Still, having shared these reflections, it is impossible to reasonably suggest that AI should have no role in the future of this process. With the inefficiency of our current system and the enormous administrative burden on physicians, it would be irresponsible to not leverage AI’s capabilities. Furthermore, the use of predictive analytics to optimize decisions in our resource-limited reality is far from foreign to the insurance space, making AI a natural progression. Prior authorization, for example, represents a notoriously lengthy process that stands to benefit tremendously from the speed of advanced algorithms. So, the ultimate question really is not whether, but rather how AI should be integrated into utilization review.

As we will undoubtedly see reasonable guardrails put into place over the coming months and years, we should also consider the downsides of knee-jerk legislative responses to every attempt at AI implementation. Standardization and oversight of AI in utilization review require balance. Compliance with extensive regulatory frameworks can be painfully complex and expensive, with the potential to further magnify inefficiency. Furthermore, these regulations must contend with the uniquely rapid innovation in AI, which demands sufficient flexibility to adapt to emerging issues while also capitalizing on new opportunities.

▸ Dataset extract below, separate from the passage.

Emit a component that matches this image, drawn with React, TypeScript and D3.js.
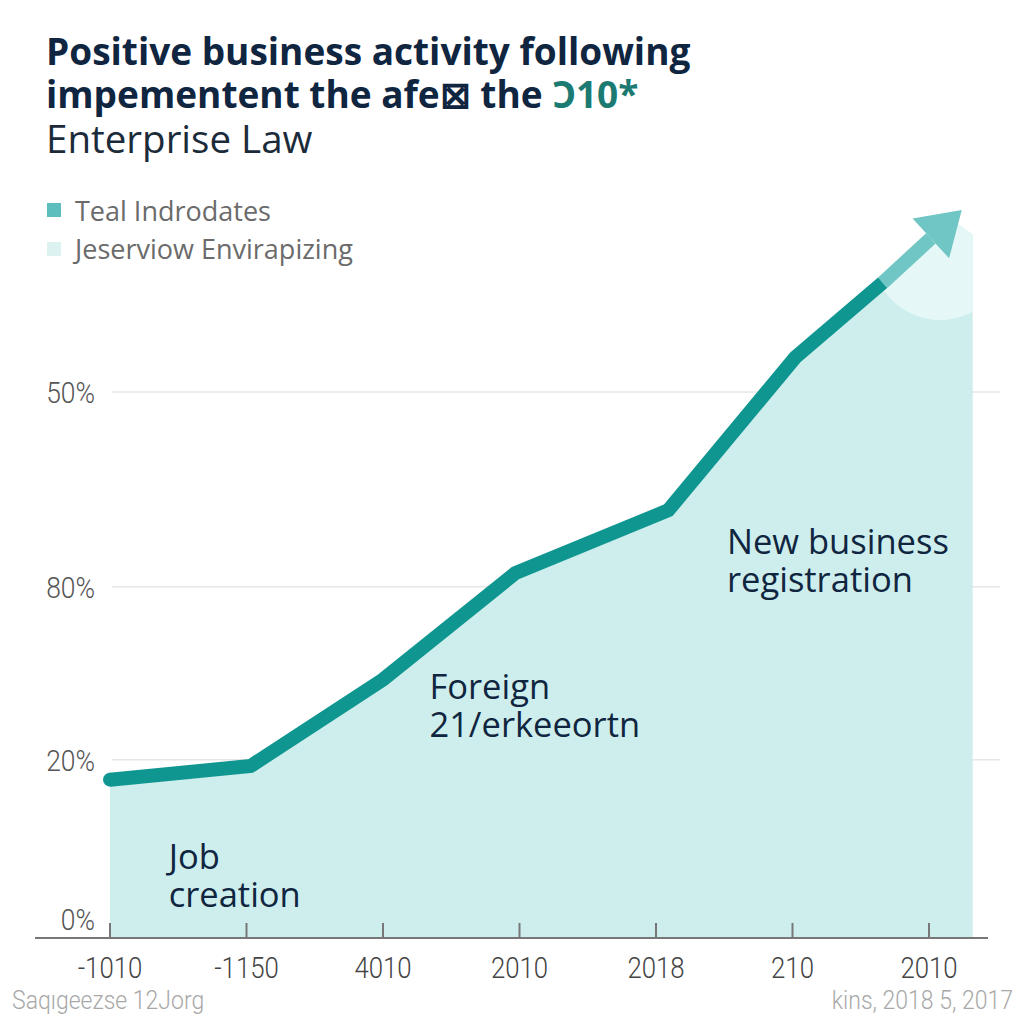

Following the ethical and regulatory back-and-forth between physicians, patients, insurers, and the government will be important to everyone in healthcare—perhaps most to those of us still early in our careers at this important inflection point. As AI looms large, we should all think about what it means to have responsible algorithms and where in our practice, current or future, these technologies best fit. I, for one, welcome our new robot overlords—as long as they can help solve our   administrative issues.

Anthony DiGiorgio, DO, MHA

The key to AI regulation in healthcare is indeed balance, yet finding this equilibrium is no trivial feat. The concerns highlighted by the article regarding the opacity of algorithmic decision-making and the subsequent impact on patients are valid and demand attention. However, imposing stringent regulations could inadvertently stifle innovation and increase barriers to entry, disproportionately benefiting large institutions at the expense of smaller practices. A regulatory framework should foster transparency and accountability but must be flexible enough to encourage continued innovation and technological advancement.

Demanding that proprietary algorithms be made public as a solution raises significant concerns about the loss of competitive advantage and the hindrance of innovation. This open approach could discourage investment in new technologies, a scenario observable in other industries where proprietary technologies coexist with open-source models, allowing for diverse business strategies and innovations. Instead of mandating public disclosure of AI algorithms, a balanced approach could involve partial transparency. This method would protect proprietary information while ensuring sufficient oversight.

Furthermore, the impact of AI regulation on smaller practices and health equity cannot be overlooked. Over-regulation could lead to increased costs and complexities, sidelining smaller providers and potentially exacerbating health disparities among underserved populations. This must be considered when regulating AI, helping to ensure that AI technologies are both safe and beneficial before they are widely deployed.

In conclusion, crafting AI regulations requires a collaborative dialogue that includes a broad range of stakeholders from technology developers to healthcare providers, patients, and policymakers. By engaging all parties, we can develop a regulatory framework that not only protects patients but also fosters an environment where innovation thrives and is accessible to all healthcare providers, regardless of size. This inclusive approach will be crucial in leveraging AI to enhance health outcomes while maintaining a commitment to health equity and innovation.